Les lieux d’exposition insolites seraient-ils de rigueur en cette rentrée ? Après la culée du pont Alexandre III pour L’Art dans le monde 2000, voici que l’association Un sourire de toi et j’quitte ma mère (!) a élu domicile dans un ancien édifice de la Coopération pharmaceutique française afin de présenter l’exposition Usine. Et ce n’est qu’un début, car l’événement va tourner : dans un ancien entrepôt de Roubaix, une ancienne fonderie d’art à Bruxelles et le musée rhénan de l’Industrie d’Oberhausen (Allemagne) qui n’est autre -je vous le donne en mille- qu’une ancienne fonderie de zinc ! L’exposition se veut donc itinérante, mais chaque lieu d’accueil ajoute sa touche personnelle au thème de l’usine. Des représentations théâtrales, projections de fictions et de documentaires, et des colloques auront lieu dans les trois pays (France, Belgique et Allemagne).

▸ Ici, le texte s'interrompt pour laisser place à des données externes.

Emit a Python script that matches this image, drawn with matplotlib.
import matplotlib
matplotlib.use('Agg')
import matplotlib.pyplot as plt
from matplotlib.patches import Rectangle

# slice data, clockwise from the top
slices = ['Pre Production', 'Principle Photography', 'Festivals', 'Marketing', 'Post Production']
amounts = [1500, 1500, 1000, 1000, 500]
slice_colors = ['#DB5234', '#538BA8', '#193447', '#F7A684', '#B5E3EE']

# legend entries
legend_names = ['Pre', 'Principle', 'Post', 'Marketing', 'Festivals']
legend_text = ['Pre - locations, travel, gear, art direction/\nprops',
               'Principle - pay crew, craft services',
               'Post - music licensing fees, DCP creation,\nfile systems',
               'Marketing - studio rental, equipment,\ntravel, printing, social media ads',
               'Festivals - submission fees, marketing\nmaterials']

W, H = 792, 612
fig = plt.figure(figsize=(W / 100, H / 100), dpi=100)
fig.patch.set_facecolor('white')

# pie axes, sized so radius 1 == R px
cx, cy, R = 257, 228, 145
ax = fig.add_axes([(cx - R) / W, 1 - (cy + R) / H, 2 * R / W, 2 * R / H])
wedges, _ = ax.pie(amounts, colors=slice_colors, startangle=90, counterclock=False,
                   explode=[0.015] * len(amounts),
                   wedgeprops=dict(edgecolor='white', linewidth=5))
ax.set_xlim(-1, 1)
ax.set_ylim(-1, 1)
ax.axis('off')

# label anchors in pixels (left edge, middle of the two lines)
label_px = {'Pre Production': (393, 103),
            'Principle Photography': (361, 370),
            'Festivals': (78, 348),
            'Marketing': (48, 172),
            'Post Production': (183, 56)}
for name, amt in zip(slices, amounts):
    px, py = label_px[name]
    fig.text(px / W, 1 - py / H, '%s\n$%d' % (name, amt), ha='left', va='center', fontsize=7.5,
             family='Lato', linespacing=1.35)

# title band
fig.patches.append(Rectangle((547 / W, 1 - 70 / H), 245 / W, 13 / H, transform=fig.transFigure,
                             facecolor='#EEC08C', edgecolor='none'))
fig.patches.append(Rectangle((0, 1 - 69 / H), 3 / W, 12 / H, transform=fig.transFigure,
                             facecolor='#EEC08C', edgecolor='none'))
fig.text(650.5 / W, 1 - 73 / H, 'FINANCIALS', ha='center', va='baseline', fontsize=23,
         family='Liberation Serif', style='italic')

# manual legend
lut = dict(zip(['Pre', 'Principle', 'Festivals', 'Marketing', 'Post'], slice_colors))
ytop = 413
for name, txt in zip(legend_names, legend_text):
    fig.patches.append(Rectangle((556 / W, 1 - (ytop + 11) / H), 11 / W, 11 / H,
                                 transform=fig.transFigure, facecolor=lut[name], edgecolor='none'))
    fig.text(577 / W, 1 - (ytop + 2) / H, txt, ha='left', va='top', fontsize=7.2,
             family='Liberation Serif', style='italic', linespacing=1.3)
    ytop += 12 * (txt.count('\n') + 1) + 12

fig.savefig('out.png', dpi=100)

Quant à l’exposition parisienne, on y entre un petit peu comme on va à l’usine : on sent que la scénographie -avec port du casque obligatoire- tend vers cette situation miroir (le visiteur dans la peau du sujet « observé ») mais ça fonctionne moyennement. On est spectateur à part entière et on le reste. Après tout, une exposition n’est pas un jeu de rôle… d’autant que la qualité et la diversité des œuvres exposées (tableaux, sculptures, vidéos, installations, photographies, gravures) ainsi que la cohérence et l’évolution du propos se suffisent très bien à elles-mêmes. Tout au long de l’exposition deux démarches apparaissent : le format documentaire qui insiste sur la dureté du travail, la précision des gestes ou encore sur la fermeture des usines ; et le monde ouvrier et industriel pris comme sujet inspirateur donnant d’ailleurs de très belles créations (citons entre autres, les gravures sur bois de Pascale Boillot et les sculptures en fonte de Daniel Fauville).

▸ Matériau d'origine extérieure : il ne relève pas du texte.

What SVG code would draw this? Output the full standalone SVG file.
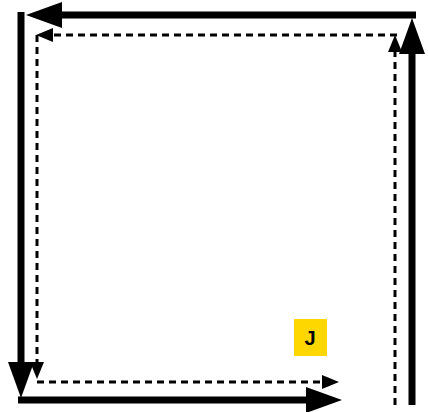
<svg xmlns="http://www.w3.org/2000/svg" width="428" height="412" viewBox="0 0 428 412">
<style>
.thick{fill:none;stroke:#000;stroke-width:7;marker-end:url(#big)}
.dash{fill:none;stroke:#000;stroke-width:3;stroke-dasharray:7 5;marker-end:url(#small)}
.lbl{font-family:"Liberation Sans",Arial,sans-serif;font-weight:bold;font-size:20px;text-anchor:middle;fill:#000}
</style>
<defs>
<marker id="big" viewBox="0 0 36 26" refX="2" refY="13" markerWidth="36" markerHeight="26" markerUnits="userSpaceOnUse" orient="auto">
<path d="M0,0 L36,13 L0,26 Z" fill="#000"/>
</marker>
<marker id="small" viewBox="0 0 17 14" refX="1" refY="7" markerWidth="17" markerHeight="14" markerUnits="userSpaceOnUse" orient="auto">
<path d="M0,0 L17,7 L0,14 Z" fill="#000"/>
</marker>
</defs>
<rect width="428" height="412" fill="#fff"/>
<g id="connectors">
<path class="thick" d="M416,15 L60,15"/>
<path class="thick" d="M21,12 L21,364"/>
<path class="thick" d="M18,400 L308,400"/>
<path class="thick" d="M412,405 L412,52"/>
<path class="dash" d="M397,35 L52,35"/>
<path class="dash" d="M37,35 L37,363"/>
<path class="dash" d="M37,382 L323,382"/>
<path class="dash" d="M395,405 L395,51"/>
</g>
<g id="node-J">
<rect x="294" y="319" width="33" height="37" fill="#FFD700"/>
<text class="lbl" x="310" y="345">J</text>
</g>
</svg>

Enfin, parmi tous ces questionnements sur le monde ouvrier, quelqu’un pensera-t-il, au cours d’un colloque, d’une conférence, à établir des statistiques afin de savoir si les personnes travaillant effectivement en usine vont voir l’exposition et si elles se reconnaissent dans ces œuvres ? On se souvient bien sûr de Fernand Léger soucieux de vouloir offrir la beauté et la culture aux ouvriers grâce à de grands thèmes universels traités en peinture. Cependant, la modernité de ses créations a un temps laissé très perplexe le public visé.